The quick-build features (countermeasures) may include:
Refreshed crosswalk
Refreshed pavement markings
Temporary curb extension with flex posts
Temporary modal filter (traffic diverter) with flex posts
Temporary traffic circle with flex posts
New marked crosswalk
Changed or added signing
Temporary new stop sign; permanent stop sign would require additional analysis
Changed signal timing
At least one quick-build feature (countermeasure) will be installed within 10 work days of the site visit. Additional temporary features will be designed and scheduled.
I had previously mentioned mapping of crashes and related data by the city, because the state SWITRS system is always too far behind. I had previously mentioned a dashboard on crashes. However, these would probably best be implemented after the pilot year.
The City of Sacramento does not make available to the public an inventory of sidewalks. The city does make available on the Transportation & Infrastructure page: Bike Master Plan, EV Chargers, Off-Street Parking, Signs, Street Lights, Traffic Counts, and Traffic Signals, and other datasets. Sacramento County makes available on the Transportation page: Posted Speed Limits. SACOG makes available on the Transportation page several other transportation datasets. None have sidewalk inventories.
I have heard, unofficially, that the city has a partial dataset of sidewalks, but it is not spatially complete. It may be that it has only more recent installations, or that it focuses on some parts of the city. I have done a PRA for sidewalk inventory, but the city couldn’t figure out what I was asking for, so I will have to determine how to describe the dataset in a way they will understand.
What would a good sidewalk inventory contain?
total width
unobstructed width
sidewalk buffer (planting strip) width
available right-of-way
condition
year of installation, or reconstruction
gaps
intersection corner design
ramps (compliant or not)
The soon to be adopted 2040 General Plan 8-Mobility Element mentions sidewalks a number of times, suggesting widening or improving. Probably the most important are:
M-1.9 Equitable Processes and Outcomes. The City shall ensure that the transportation system is planned and implemented with an equitable process to achieve equitable outcomes and investments so that all neighborhoods one day will have similar levels of transportation infrastructure such as sidewalks, marked low stress crossings, and bikeways.

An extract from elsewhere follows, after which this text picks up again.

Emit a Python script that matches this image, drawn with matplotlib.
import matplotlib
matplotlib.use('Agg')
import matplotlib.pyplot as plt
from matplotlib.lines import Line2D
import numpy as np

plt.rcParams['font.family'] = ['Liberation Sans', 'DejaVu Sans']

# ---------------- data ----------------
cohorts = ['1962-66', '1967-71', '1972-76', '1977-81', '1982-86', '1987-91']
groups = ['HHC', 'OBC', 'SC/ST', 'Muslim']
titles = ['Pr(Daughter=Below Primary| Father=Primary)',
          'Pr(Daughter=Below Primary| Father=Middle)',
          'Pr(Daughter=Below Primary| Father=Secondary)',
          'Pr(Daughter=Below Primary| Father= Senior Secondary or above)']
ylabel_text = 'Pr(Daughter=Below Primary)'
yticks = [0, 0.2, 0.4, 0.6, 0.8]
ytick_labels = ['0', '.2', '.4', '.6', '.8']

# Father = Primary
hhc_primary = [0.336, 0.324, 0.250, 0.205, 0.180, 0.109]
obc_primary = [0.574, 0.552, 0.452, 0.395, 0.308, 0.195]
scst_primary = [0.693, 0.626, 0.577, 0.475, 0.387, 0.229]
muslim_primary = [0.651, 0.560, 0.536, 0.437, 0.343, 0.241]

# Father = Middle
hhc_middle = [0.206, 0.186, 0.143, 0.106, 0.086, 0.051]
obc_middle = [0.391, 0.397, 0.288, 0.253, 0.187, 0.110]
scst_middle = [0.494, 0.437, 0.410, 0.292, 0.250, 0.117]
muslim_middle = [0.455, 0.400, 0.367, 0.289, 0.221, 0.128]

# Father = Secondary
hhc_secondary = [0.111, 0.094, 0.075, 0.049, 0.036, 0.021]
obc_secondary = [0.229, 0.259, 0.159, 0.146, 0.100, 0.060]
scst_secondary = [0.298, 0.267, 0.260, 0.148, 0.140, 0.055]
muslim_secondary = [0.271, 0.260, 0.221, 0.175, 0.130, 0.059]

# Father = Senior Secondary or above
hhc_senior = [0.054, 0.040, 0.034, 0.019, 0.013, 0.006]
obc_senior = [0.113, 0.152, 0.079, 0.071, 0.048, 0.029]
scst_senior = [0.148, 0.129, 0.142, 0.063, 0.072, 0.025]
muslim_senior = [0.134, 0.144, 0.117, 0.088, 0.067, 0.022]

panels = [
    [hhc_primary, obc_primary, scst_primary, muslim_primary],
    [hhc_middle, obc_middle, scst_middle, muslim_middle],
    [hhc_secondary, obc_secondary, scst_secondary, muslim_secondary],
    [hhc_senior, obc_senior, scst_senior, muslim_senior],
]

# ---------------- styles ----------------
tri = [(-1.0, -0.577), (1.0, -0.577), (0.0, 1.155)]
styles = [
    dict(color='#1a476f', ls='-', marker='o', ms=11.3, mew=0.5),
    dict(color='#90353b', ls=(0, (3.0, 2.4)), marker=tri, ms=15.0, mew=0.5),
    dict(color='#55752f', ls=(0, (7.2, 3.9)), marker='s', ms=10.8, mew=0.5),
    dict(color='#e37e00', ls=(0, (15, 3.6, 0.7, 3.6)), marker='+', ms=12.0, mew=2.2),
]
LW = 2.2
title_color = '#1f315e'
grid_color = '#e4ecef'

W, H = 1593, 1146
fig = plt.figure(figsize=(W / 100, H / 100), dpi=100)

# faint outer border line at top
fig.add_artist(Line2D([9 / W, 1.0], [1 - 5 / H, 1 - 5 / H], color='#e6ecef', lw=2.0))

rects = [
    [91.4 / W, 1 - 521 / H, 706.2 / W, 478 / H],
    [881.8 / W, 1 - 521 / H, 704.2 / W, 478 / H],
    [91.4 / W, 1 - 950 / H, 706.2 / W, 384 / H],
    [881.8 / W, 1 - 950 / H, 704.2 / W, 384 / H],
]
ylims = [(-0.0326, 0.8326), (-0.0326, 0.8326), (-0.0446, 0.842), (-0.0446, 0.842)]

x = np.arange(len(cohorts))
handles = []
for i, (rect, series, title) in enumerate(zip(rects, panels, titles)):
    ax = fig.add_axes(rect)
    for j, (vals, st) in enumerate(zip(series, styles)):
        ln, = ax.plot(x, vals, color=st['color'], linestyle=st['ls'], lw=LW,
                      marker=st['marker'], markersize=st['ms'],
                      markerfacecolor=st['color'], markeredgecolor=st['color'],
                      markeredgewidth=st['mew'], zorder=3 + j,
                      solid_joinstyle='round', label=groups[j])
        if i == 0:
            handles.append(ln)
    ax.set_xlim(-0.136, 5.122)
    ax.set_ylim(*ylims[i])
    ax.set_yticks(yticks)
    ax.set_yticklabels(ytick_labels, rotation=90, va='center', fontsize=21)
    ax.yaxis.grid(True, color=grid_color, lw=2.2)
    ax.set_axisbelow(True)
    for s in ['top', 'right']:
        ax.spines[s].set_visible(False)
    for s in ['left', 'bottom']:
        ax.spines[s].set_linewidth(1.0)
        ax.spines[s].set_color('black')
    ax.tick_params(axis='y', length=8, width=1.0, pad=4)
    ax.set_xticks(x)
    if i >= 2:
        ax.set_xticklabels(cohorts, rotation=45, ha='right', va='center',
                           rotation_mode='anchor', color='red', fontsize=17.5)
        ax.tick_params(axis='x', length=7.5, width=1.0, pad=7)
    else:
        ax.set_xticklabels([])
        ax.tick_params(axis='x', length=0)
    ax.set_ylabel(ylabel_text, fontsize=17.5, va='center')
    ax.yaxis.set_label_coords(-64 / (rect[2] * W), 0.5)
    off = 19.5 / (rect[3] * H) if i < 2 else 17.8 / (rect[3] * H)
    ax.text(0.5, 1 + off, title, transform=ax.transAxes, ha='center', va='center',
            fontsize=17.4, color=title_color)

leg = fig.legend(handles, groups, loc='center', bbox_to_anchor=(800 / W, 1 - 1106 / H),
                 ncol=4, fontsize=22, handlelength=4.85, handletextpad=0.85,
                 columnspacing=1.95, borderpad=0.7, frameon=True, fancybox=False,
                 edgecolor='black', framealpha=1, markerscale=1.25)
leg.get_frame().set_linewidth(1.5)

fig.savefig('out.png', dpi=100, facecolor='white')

M-1.14 Walking Facilities. The City shall work to complete the network of tree-shaded sidewalks throughout the city, to the greatest extent feasible, through development project improvements and grant funding to build new sidewalks and crossings, especially within the high-injury network, in disadvantaged communities, near highridership transit stops, and near important destinations, such as schools, parks, and commercial areas. Walking facilities should incorporate shade trees.
However, there is no mention of how locations needing improvement will be identified. Is this guesswork on the part of city staff, or is there a dataset being used but not shared with the public?
My request is that the city make available to the public whatever sidewalk inventory it has, even if it is not spatially complete nor has all the elements a sidewalk inventory should have.
A sidewalk inventory is the first step in meeting the city’s goal of a continuous, high quality sidewalk network. More about that soon.
deteriorated sidewalk on 24th St, near Capitol Ave
And while we are at it, a crosswalk inventory:
marked or unmarked
width
length
design
median island
material: paint or thermoplastic
condition
date of placement or refresh
traffic control (yield, stop, signal, actuated crossing)
crossing prohibition
It should be said that sidewalks and crosswalks in the City of Sacramento are in better condition than many similar sized cities in California, but that does not mean that there isn’t a need for great improvement. Every city and county neglects its sidewalks.